Where someone is born just isn't a very telling biographical fact.
But why do we even care whether Obama—or any president—was born in the United States? Section 1 of Article Two of the Constitution states that "No person except a natural born Citizen, or a Citizen of the United States, at the time of the Adoption of this Constitution, shall be eligible to the Office of President." Let's just get rid of that requirement.
Presumably, the rationale for the Natural Born Citizen Clause is to exclude candidates who have an allegiance to another country. But whether someone is born in the United States isn't a perfect predictor of whether they have America's interests at heart. We have characters like John Walker Lindh and Timothy McVeigh—born in America and working hard to destroy it—and also immigrants like Arnold Schwarzenegger and Sergey Brin—born elsewhere but devoted to their adoptive country.

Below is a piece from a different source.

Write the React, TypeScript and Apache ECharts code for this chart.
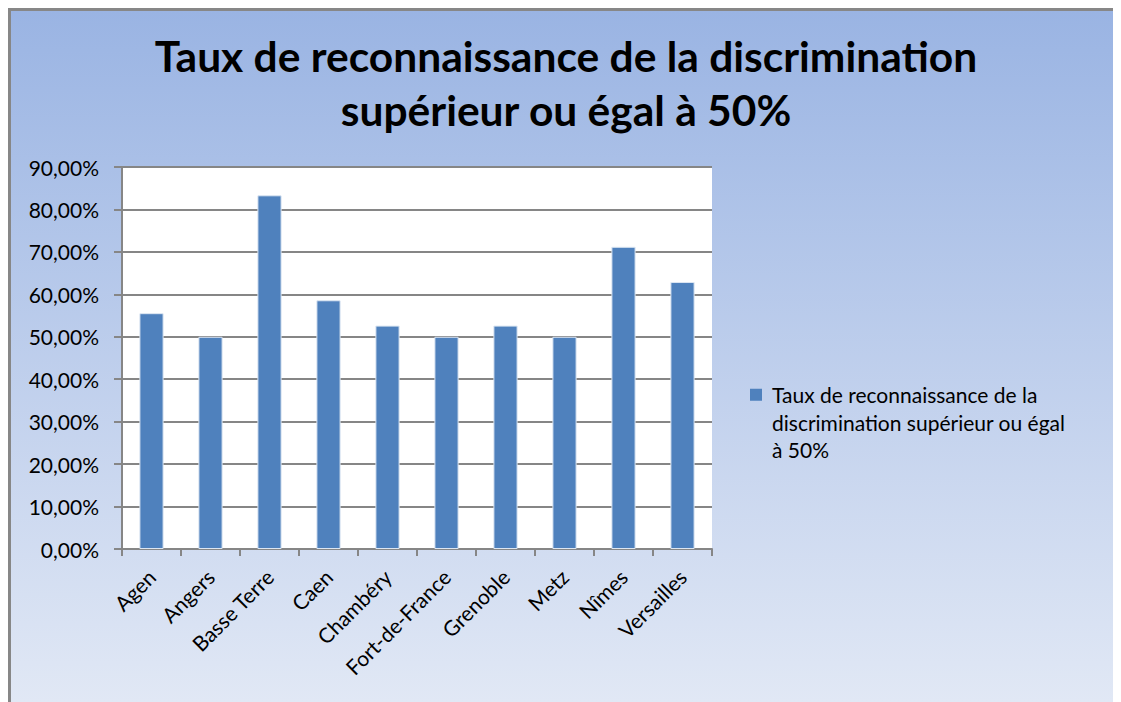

In trying to decide who's "American enough" to be president we don't need a rule about where candidates are born, anyway. Looking at the candidates themselves is far more valuable than looking at their birth certificates. That's exactly what the voters do now, and they'd keep doing it if we cut the Natural Born Citizen Clause. Candidates who aren't pretty obviously American would get scrutinized—and eliminated from the race—by the democratic process. It's not as if a bureaucrat from Communist China would fly over from Beijing and somehow slip through the cracks to become commander in chief.
Where someone is born just isn't a very telling biographical fact. It is, after all, something one has no control over. Obama was actually born in Kenya? Great! What do his decisions since being born tell us about which country's interests he cares most about?